The book cautions Christians to remember
the parable of the lost son and gives insight into making a
distinction between Islam the religion and Muslims, the people.
Christians
wrestle with where Muslims fit into the pattern of the mold.
Are they more like Samaritans, Cornelius or the
Athenians? The book
helps us understand the God of Islam and how he compares to the
God in scripture, what Muslims believe about Jesus, and shows
the parallels between the Qur’an, the Muslim holy book, and
the Bible. For
instance, Muslims, like Christians believe in one God and that
Adam is important as a part of their lineage. The book provides
key bridge building insight on how essential stories in the
Bible can be used to connect with Muslims.
Many Christians may be unaware of the references the
Qur’an makes to Christ, including the birth of Jesus.
Finding connecting points with Muslims, as well as
similarities and differences, such as the Muslim belief that
Jesus was created, is very helpful to understanding basic
similarities and differences.
The
book suggests ways to cultivate relationships with Muslims and
gain a better understanding of the culture. Many different
experts contributed to this book. They include Annie Cooper,
Rev D. Bill Musk, Paul Shepherd, Dr. Christ Wright, Dr. David
Burnett, and Ida Glaser.
Each
chapter begins with a study guide and goals.
For instance chapter 1 focuses on building a foundation
for Christian attitude to those of other faiths.
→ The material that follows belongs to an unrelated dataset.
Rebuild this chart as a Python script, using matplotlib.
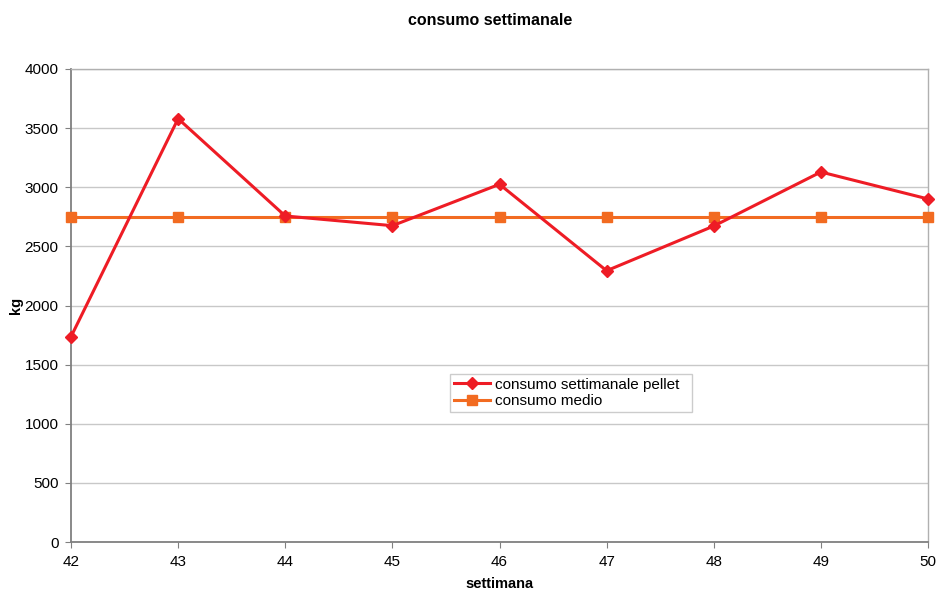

Chapter 2 helps you understand that there are differences. Chapter
3 helps you begin to form an opinion as a basis for meeting and
relating to those of other faiths.
The book also includes a glossary of Arabic terms.
Because
of current world events, the book s is a timely one for helping
Christians come to better understanding of Islam. It is
easy-to-understand and is appropriate for both young and
seasoned Christians. It
would make a good evangelism tool for those wishing to learn
how to better connect with those from the Muslim faith.